● Given task
Your job is to retype all of the data word for word, leaving every image out.

◆ ◆ ◆ ◆ ◆

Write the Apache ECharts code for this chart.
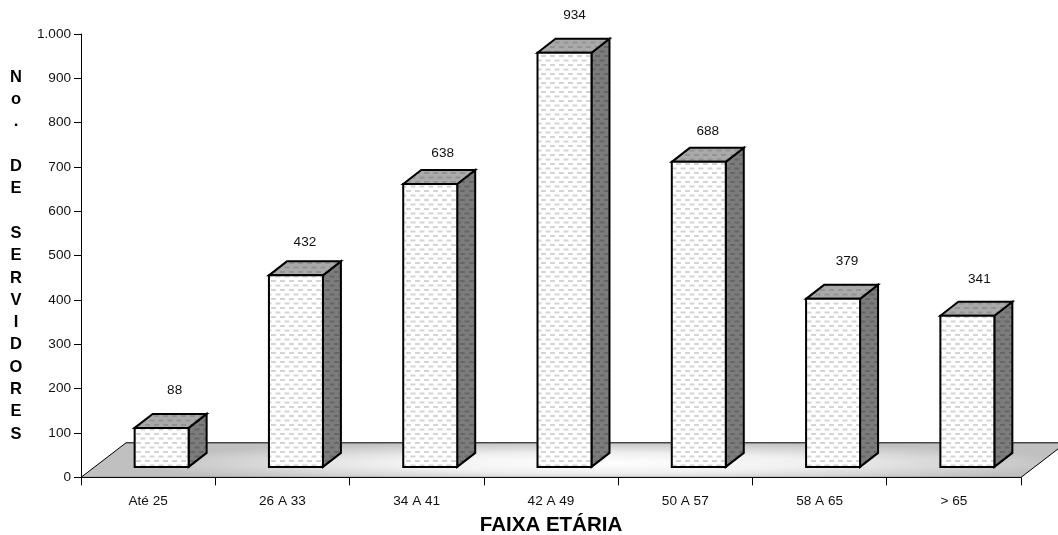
<!DOCTYPE html>
<html><head><meta charset="utf-8">
<style>html,body{margin:0;padding:0;background:#fff}#c{width:1058px;height:535px}</style>
<script src="https://cdn.jsdelivr.net/npm/echarts@6/dist/echarts.min.js"></script>
</head><body><div id="c"></div>
<script>
const categories = ['Até 25','26 A 33','34 A 41','42 A 49','50 A 57','58 A 65','> 65'];
const values = [88,432,638,934,688,379,341];
const yTitleLetters = ['N','o','.','','D','E','','S','E','R','V','I','D','O','R','E','S'];
const xTitle = 'FAIXA ETÁRIA';
const labelNudgeX = [4,0,3.5,1,0,5,3];
const labelNudgeY = [0,5,7,0,7,0,2];

function dots(bg, fg){
  const c=document.createElement('canvas');c.width=9;c.height=9;
  const g=c.getContext('2d');g.fillStyle=bg;g.fillRect(0,0,9,9);
  g.fillStyle=fg;
  g.fillRect(1,1,5,2);
  g.fillRect(5.5,5.5,3.5,2);g.fillRect(0,5.5,1.5,2);
  return {image:c,repeat:'repeat'};
}
function floorFill(){
  const c=document.createElement('canvas');c.width=1100;c.height=535;
  const g=c.getContext('2d');g.fillStyle='#c0c0c0';g.fillRect(0,0,1100,535);
  g.save();g.translate(600,463);g.scale(1,0.046);
  const r=g.createRadialGradient(0,0,0,0,0,470);
  r.addColorStop(0,'#ffffff');r.addColorStop(0.45,'#f0f0f0');r.addColorStop(1,'#c0c0c0');
  g.fillStyle=r;g.fillRect(-700,-700,1400,1400);g.restore();
  return {image:c,repeat:'no-repeat'};
}
const frontFill=dots('#ffffff','#d4d4d4'), topFill=dots('#aaaaaa','#939393'), sideFill=dots('#7c7c7c','#666666'), fl=floorFill();

const chart=echarts.init(document.getElementById('c'),null,{renderer:'canvas'});
chart.setOption({
  animation:false,
  backgroundColor:'#fff',
  grid:{left:81,right:37,top:34,height:443.4,outerBoundsMode:'none'},
  xAxis:{type:'category',data:categories,boundaryGap:true,
    axisLine:{lineStyle:{color:'#000',width:1}},
    axisTick:{show:true,length:8,alignWithLabel:false,interval:0,lineStyle:{color:'#000'}},
    axisLabel:{color:'#111',fontFamily:'Liberation Sans',fontSize:13.6,margin:17,interval:0},
    name:xTitle,nameLocation:'middle',nameGap:37,
    nameTextStyle:{color:'#000',fontFamily:'Liberation Sans',fontWeight:'bold',fontSize:20.5}},
  yAxis:{type:'value',min:0,max:1000,interval:100,
    axisLine:{show:true,lineStyle:{color:'#000',width:1}},
    axisTick:{show:true,length:7,lineStyle:{color:'#000'}},
    splitLine:{show:false},
    axisLabel:{color:'#111',fontFamily:'Liberation Sans',fontSize:13.6,margin:10,
      formatter:v=>v>=1000?String(v).replace(/(\d)(\d{3})$/,'$1.$2'):String(v)},
    name:yTitleLetters.join('\n'),nameLocation:'middle',nameGap:65,nameRotate:0,
    nameTextStyle:{color:'#000',fontFamily:'Liberation Sans',fontWeight:'bold',fontSize:16.5,lineHeight:22.3,align:'center',verticalAlign:'middle'}},
  series:[
  {type:'custom',coordinateSystem:'cartesian2d',clip:false,z:1,data:[0],silent:true,
   renderItem(p,api){
     const a=api.coord([0,0]), band=api.size([1,0])[0];
     const x0=a[0]-band/2, x1=x0+band*categories.length, y=a[1];
     return {type:'polygon',shape:{points:[[x0,y],[x1,y],[x1+45,y-34.6],[x0+45,y-34.6]]},
       style:{fill:fl,stroke:'#000',lineWidth:1}};
   }},
  {type:'custom',coordinateSystem:'cartesian2d',clip:false,z:3,silent:true,
   data:values.map((v,i)=>[i,v]),
   renderItem(p,api){
     const i=api.value(0),v=api.value(1);
     const base=api.coord([i,0]),top=api.coord([i,v]);
     const w=api.size([1,0])[0]*0.402;
     const l=base[0]+13.5-w/2,r=l+w,b=base[1]-10.5,t=top[1]-10.5,dx=18,dy=-14;
     const s={stroke:'#000',lineWidth:2,lineJoin:'miter'};
     return {type:'group',children:[
       {type:'polygon',shape:{points:[[r,t],[r+dx,t+dy],[r+dx,b+dy],[r,b]]},style:{fill:sideFill,...s}},
       {type:'polygon',shape:{points:[[l,t],[l+dx,t+dy],[r+dx,t+dy],[r,t]]},style:{fill:topFill,...s}},
       {type:'rect',shape:{x:l,y:t,width:w,height:b-t},style:{fill:frontFill,...s}},
       {type:'text',style:{text:String(values[i]),x:(l+r)/2+9+labelNudgeX[i],y:t+dy-24+labelNudgeY[i],align:'center',verticalAlign:'middle',
         fill:'#111',font:'13.6px "Liberation Sans"'}}
     ]};
   }}
  ]
});
</script></body></html>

◆ ◆ ◆ ◆ ◆

● Exercise result
Write the Apache ECharts code for this chart.
<!DOCTYPE html>
<html><head><meta charset="utf-8">
<style>html,body{margin:0;padding:0;background:#fff}#c{width:1058px;height:535px}</style>
<script src="https://cdn.jsdelivr.net/npm/echarts@6/dist/echarts.min.js"></script>
</head><body><div id="c"></div>
<script>
const categories = ['Até 25','26 A 33','34 A 41','42 A 49','50 A 57','58 A 65','> 65'];
const values = [88,432,638,934,688,379,341];
const yTitleLetters = ['N','o','.','','D','E','','S','E','R','V','I','D','O','R','E','S'];
const xTitle = 'FAIXA ETÁRIA';
const labelNudgeX = [4,0,3.5,1,0,5,3];
const labelNudgeY = [0,5,7,0,7,0,2];

function dots(bg, fg){
  const c=document.createElement('canvas');c.width=9;c.height=9;
  const g=c.getContext('2d');g.fillStyle=bg;g.fillRect(0,0,9,9);
  g.fillStyle=fg;
  g.fillRect(1,1,5,2);
  g.fillRect(5.5,5.5,3.5,2);g.fillRect(0,5.5,1.5,2);
  return {image:c,repeat:'repeat'};
}
function floorFill(){
  const c=document.createElement('canvas');c.width=1100;c.height=535;
  const g=c.getContext('2d');g.fillStyle='#c0c0c0';g.fillRect(0,0,1100,535);
  g.save();g.translate(600,463);g.scale(1,0.046);
  const r=g.createRadialGradient(0,0,0,0,0,470);
  r.addColorStop(0,'#ffffff');r.addColorStop(0.45,'#f0f0f0');r.addColorStop(1,'#c0c0c0');
  g.fillStyle=r;g.fillRect(-700,-700,1400,1400);g.restore();
  return {image:c,repeat:'no-repeat'};
}
const frontFill=dots('#ffffff','#d4d4d4'), topFill=dots('#aaaaaa','#939393'), sideFill=dots('#7c7c7c','#666666'), fl=floorFill();

const chart=echarts.init(document.getElementById('c'),null,{renderer:'canvas'});
chart.setOption({
  animation:false,
  backgroundColor:'#fff',
  grid:{left:81,right:37,top:34,height:443.4,outerBoundsMode:'none'},
  xAxis:{type:'category',data:categories,boundaryGap:true,
    axisLine:{lineStyle:{color:'#000',width:1}},
    axisTick:{show:true,length:8,alignWithLabel:false,interval:0,lineStyle:{color:'#000'}},
    axisLabel:{color:'#111',fontFamily:'Liberation Sans',fontSize:13.6,margin:17,interval:0},
    name:xTitle,nameLocation:'middle',nameGap:37,
    nameTextStyle:{color:'#000',fontFamily:'Liberation Sans',fontWeight:'bold',fontSize:20.5}},
  yAxis:{type:'value',min:0,max:1000,interval:100,
    axisLine:{show:true,lineStyle:{color:'#000',width:1}},
    axisTick:{show:true,length:7,lineStyle:{color:'#000'}},
    splitLine:{show:false},
    axisLabel:{color:'#111',fontFamily:'Liberation Sans',fontSize:13.6,margin:10,
      formatter:v=>v>=1000?String(v).replace(/(\d)(\d{3})$/,'$1.$2'):String(v)},
    name:yTitleLetters.join('\n'),nameLocation:'middle',nameGap:65,nameRotate:0,
    nameTextStyle:{color:'#000',fontFamily:'Liberation Sans',fontWeight:'bold',fontSize:16.5,lineHeight:22.3,align:'center',verticalAlign:'middle'}},
  series:[
  {type:'custom',coordinateSystem:'cartesian2d',clip:false,z:1,data:[0],silent:true,
   renderItem(p,api){
     const a=api.coord([0,0]), band=api.size([1,0])[0];
     const x0=a[0]-band/2, x1=x0+band*categories.length, y=a[1];
     return {type:'polygon',shape:{points:[[x0,y],[x1,y],[x1+45,y-34.6],[x0+45,y-34.6]]},
       style:{fill:fl,stroke:'#000',lineWidth:1}};
   }},
  {type:'custom',coordinateSystem:'cartesian2d',clip:false,z:3,silent:true,
   data:values.map((v,i)=>[i,v]),
   renderItem(p,api){
     const i=api.value(0),v=api.value(1);
     const base=api.coord([i,0]),top=api.coord([i,v]);
     const w=api.size([1,0])[0]*0.402;
     const l=base[0]+13.5-w/2,r=l+w,b=base[1]-10.5,t=top[1]-10.5,dx=18,dy=-14;
     const s={stroke:'#000',lineWidth:2,lineJoin:'miter'};
     return {type:'group',children:[
       {type:'polygon',shape:{points:[[r,t],[r+dx,t+dy],[r+dx,b+dy],[r,b]]},style:{fill:sideFill,...s}},
       {type:'polygon',shape:{points:[[l,t],[l+dx,t+dy],[r+dx,t+dy],[r,t]]},style:{fill:topFill,...s}},
       {type:'rect',shape:{x:l,y:t,width:w,height:b-t},style:{fill:frontFill,...s}},
       {type:'text',style:{text:String(values[i]),x:(l+r)/2+9+labelNudgeX[i],y:t+dy-24+labelNudgeY[i],align:'center',verticalAlign:'middle',
         fill:'#111',font:'13.6px "Liberation Sans"'}}
     ]};
   }}
  ]
});
</script></body></html>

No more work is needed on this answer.